You have the first part right. But your second derivative is wrong.
$\frac{\partial}{\partial \theta } f(x,y) = \frac{\partial f}{\partial x} \frac{\partial x}{\partial \theta} + \frac{\partial f}{\partial y} \frac{\partial y}{\partial \theta}$
$\frac{\partial}{\partial \theta }\left( \frac{\partial}{\partial \theta } f(x,y)\right) = \frac{\partial}{\partial \theta }\left( \frac{\partial f}{\partial x} \frac{\partial x}{\partial \theta} + \frac{\partial f}{\partial y} \frac{\partial y}{\partial \theta}\right)$
Which is
$= \left( \frac{\partial}{\partial \theta }\frac{\partial f}{\partial x}\right) \frac{\partial x}{\partial \theta}+\underline{ \frac{\partial f}{\partial x} \left( \frac{\partial}{\partial \theta }\frac{\partial x}{\partial \theta} \right) } + \left( \frac{\partial}{\partial \theta } \frac{\partial f}{\partial y}\right) \frac{\partial y}{\partial \theta}+ \underline{ \frac{\partial f}{\partial y} \left( \frac{\partial}{\partial \theta }\frac{\partial y}{\partial \theta}\right)}$
In your expansion, you missed the second derivatives with respect to theta on x and y. Which will give you the equivalent parts you need for the partial with respect to r.
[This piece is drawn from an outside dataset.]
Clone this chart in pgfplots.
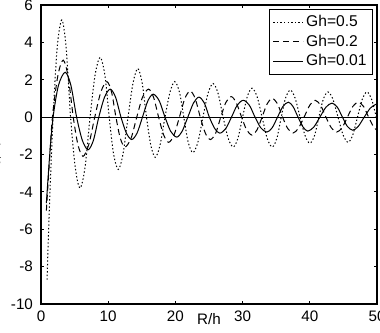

You have the first part right. But your second derivative is wrong.
$\frac{\partial}{\partial \theta } f(x,y) = \frac{\partial f}{\partial x} \frac{\partial x}{\partial \theta} + \frac{\partial f}{\partial y} \frac{\partial y}{\partial \theta}$
$\frac{\partial}{\partial \theta }\left( \frac{\partial}{\partial \theta } f(x,y)\right) = \frac{\partial}{\partial \theta }\left( \frac{\partial f}{\partial x} \frac{\partial x}{\partial \theta} + \frac{\partial f}{\partial y} \frac{\partial y}{\partial \theta}\right)$
Which is
$= \left( \frac{\partial}{\partial \theta }\frac{\partial f}{\partial x}\right) \frac{\partial x}{\partial \theta}+\underline{ \frac{\partial f}{\partial x} \left( \frac{\partial}{\partial \theta }\frac{\partial x}{\partial \theta} \right) } + \left( \frac{\partial}{\partial \theta } \frac{\partial f}{\partial y}\right) \frac{\partial y}{\partial \theta}+ \underline{ \frac{\partial f}{\partial y} \left( \frac{\partial}{\partial \theta }\frac{\partial y}{\partial \theta}\right)}$
In your expansion, you missed the second derivatives with respect to theta on x and y. Which will give you the equivalent parts you need for the partial with respect to r.

Ahh. That makes sense. Thanks a lot.